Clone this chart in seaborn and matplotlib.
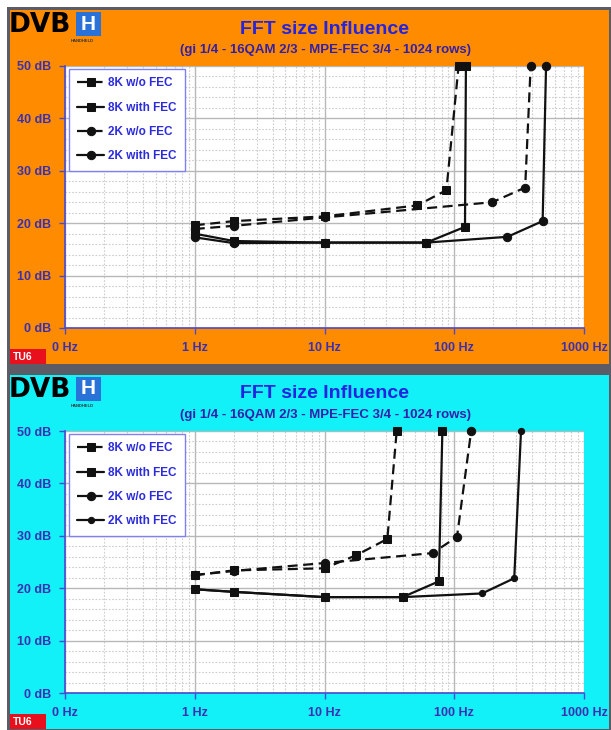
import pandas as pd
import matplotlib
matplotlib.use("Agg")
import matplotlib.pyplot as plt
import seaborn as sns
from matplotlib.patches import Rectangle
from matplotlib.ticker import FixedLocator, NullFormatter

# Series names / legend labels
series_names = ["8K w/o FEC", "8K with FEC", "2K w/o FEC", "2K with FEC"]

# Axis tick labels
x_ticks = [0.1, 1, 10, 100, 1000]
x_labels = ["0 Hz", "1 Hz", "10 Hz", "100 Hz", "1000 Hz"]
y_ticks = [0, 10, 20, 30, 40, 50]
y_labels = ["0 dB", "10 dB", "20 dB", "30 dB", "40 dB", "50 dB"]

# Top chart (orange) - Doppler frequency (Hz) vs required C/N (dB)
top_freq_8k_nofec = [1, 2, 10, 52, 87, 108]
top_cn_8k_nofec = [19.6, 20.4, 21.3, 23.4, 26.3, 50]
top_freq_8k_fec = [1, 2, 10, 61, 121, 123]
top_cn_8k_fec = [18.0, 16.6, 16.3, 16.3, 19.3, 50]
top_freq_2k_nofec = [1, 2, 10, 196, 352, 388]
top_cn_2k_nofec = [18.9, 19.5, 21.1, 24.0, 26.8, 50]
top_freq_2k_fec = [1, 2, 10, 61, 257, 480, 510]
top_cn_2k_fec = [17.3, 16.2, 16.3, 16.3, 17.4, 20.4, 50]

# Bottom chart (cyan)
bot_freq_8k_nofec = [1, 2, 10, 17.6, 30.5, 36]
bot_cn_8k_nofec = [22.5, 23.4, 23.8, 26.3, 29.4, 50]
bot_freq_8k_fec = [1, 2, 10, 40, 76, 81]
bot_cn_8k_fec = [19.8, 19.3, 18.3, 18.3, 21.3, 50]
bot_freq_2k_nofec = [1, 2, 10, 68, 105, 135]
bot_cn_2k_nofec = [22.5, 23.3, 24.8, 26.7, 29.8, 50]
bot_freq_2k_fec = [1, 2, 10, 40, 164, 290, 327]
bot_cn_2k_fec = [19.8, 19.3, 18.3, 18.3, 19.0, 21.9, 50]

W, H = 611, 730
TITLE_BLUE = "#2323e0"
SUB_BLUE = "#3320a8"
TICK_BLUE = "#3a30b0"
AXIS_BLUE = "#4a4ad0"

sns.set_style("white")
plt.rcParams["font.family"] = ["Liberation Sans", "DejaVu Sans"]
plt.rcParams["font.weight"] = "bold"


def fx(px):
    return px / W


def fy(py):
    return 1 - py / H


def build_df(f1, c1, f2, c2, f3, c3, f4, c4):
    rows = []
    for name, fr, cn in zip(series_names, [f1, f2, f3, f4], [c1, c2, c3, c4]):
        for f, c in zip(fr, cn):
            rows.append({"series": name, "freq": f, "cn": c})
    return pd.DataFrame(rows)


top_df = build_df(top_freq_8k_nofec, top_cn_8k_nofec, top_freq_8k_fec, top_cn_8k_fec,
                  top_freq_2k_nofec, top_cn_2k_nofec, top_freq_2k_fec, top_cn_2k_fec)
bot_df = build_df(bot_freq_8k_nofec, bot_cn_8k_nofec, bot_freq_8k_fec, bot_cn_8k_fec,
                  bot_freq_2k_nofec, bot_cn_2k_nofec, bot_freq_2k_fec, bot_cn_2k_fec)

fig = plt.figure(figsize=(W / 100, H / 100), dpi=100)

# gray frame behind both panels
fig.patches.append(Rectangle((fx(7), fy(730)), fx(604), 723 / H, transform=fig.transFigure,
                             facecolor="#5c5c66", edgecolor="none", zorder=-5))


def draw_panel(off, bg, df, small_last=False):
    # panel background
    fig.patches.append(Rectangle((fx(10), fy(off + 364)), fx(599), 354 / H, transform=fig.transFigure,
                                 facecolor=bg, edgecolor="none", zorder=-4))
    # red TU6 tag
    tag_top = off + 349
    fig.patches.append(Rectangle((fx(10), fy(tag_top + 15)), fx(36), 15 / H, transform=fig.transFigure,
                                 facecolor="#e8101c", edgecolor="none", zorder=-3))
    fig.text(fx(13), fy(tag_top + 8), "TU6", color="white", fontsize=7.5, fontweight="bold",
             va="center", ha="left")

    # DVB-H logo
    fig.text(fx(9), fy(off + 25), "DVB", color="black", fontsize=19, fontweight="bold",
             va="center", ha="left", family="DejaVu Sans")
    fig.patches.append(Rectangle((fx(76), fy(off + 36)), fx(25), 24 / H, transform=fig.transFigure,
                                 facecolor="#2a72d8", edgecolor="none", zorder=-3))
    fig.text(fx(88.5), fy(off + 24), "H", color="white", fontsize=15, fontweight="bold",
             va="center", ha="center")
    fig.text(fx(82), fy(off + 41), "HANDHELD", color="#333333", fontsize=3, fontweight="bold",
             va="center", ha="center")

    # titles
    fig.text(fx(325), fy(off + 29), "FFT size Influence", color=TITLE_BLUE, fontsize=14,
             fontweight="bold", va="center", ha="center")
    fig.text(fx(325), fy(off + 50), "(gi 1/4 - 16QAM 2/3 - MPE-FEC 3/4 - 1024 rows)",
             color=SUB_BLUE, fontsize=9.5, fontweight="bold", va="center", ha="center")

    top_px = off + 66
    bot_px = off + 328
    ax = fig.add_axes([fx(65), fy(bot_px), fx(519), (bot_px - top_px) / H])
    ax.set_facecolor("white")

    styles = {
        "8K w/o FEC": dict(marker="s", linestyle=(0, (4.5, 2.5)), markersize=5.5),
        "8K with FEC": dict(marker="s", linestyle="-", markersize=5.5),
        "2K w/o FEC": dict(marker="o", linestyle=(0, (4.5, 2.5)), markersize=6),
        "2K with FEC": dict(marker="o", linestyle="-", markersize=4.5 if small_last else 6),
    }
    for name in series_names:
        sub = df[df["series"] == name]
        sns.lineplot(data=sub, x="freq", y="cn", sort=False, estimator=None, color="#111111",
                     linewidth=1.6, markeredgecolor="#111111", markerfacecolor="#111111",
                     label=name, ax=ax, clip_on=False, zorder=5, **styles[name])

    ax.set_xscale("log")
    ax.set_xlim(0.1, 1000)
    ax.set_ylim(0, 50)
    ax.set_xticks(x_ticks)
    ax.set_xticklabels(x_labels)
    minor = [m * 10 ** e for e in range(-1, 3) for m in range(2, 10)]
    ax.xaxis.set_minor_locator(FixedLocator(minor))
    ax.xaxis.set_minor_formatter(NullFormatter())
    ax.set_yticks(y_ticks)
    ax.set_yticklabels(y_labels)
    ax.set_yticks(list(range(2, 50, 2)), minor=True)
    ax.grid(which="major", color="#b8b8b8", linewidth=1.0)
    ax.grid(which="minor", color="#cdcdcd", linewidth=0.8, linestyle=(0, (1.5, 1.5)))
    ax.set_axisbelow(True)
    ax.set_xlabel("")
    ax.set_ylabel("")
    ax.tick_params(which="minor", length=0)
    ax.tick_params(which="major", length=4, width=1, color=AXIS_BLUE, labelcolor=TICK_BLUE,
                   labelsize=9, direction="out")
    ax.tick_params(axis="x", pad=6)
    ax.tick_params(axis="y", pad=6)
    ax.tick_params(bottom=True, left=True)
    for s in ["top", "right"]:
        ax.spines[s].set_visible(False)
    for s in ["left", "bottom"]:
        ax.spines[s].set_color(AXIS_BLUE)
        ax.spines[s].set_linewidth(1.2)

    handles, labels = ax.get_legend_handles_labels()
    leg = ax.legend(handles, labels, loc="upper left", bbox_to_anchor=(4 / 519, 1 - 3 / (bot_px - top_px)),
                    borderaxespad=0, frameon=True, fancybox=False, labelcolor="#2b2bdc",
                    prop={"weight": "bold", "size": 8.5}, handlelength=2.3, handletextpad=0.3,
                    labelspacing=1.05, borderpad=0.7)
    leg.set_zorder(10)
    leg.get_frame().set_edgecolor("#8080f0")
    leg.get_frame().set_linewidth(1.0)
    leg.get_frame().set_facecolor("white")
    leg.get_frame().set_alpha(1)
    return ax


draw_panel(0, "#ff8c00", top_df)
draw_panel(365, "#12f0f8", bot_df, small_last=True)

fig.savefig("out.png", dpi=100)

--

[THE PROBLEM]:
Begin at the first line of the data above and repeat each line exactly, stopping after the line containing "bot_cn_2k_fec = [19.8, 19.3, 18.3, 18.3, 19.0, 21.9, 50]". Omit the pictures.

[RESPONSE]:
Clone this chart in seaborn and matplotlib.
import pandas as pd
import matplotlib
matplotlib.use("Agg")
import matplotlib.pyplot as plt
import seaborn as sns
from matplotlib.patches import Rectangle
from matplotlib.ticker import FixedLocator, NullFormatter

# Series names / legend labels
series_names = ["8K w/o FEC", "8K with FEC", "2K w/o FEC", "2K with FEC"]

# Axis tick labels
x_ticks = [0.1, 1, 10, 100, 1000]
x_labels = ["0 Hz", "1 Hz", "10 Hz", "100 Hz", "1000 Hz"]
y_ticks = [0, 10, 20, 30, 40, 50]
y_labels = ["0 dB", "10 dB", "20 dB", "30 dB", "40 dB", "50 dB"]

# Top chart (orange) - Doppler frequency (Hz) vs required C/N (dB)
top_freq_8k_nofec = [1, 2, 10, 52, 87, 108]
top_cn_8k_nofec = [19.6, 20.4, 21.3, 23.4, 26.3, 50]
top_freq_8k_fec = [1, 2, 10, 61, 121, 123]
top_cn_8k_fec = [18.0, 16.6, 16.3, 16.3, 19.3, 50]
top_freq_2k_nofec = [1, 2, 10, 196, 352, 388]
top_cn_2k_nofec = [18.9, 19.5, 21.1, 24.0, 26.8, 50]
top_freq_2k_fec = [1, 2, 10, 61, 257, 480, 510]
top_cn_2k_fec = [17.3, 16.2, 16.3, 16.3, 17.4, 20.4, 50]

# Bottom chart (cyan)
bot_freq_8k_nofec = [1, 2, 10, 17.6, 30.5, 36]
bot_cn_8k_nofec = [22.5, 23.4, 23.8, 26.3, 29.4, 50]
bot_freq_8k_fec = [1, 2, 10, 40, 76, 81]
bot_cn_8k_fec = [19.8, 19.3, 18.3, 18.3, 21.3, 50]
bot_freq_2k_nofec = [1, 2, 10, 68, 105, 135]
bot_cn_2k_nofec = [22.5, 23.3, 24.8, 26.7, 29.8, 50]
bot_freq_2k_fec = [1, 2, 10, 40, 164, 290, 327]
bot_cn_2k_fec = [19.8, 19.3, 18.3, 18.3, 19.0, 21.9, 50]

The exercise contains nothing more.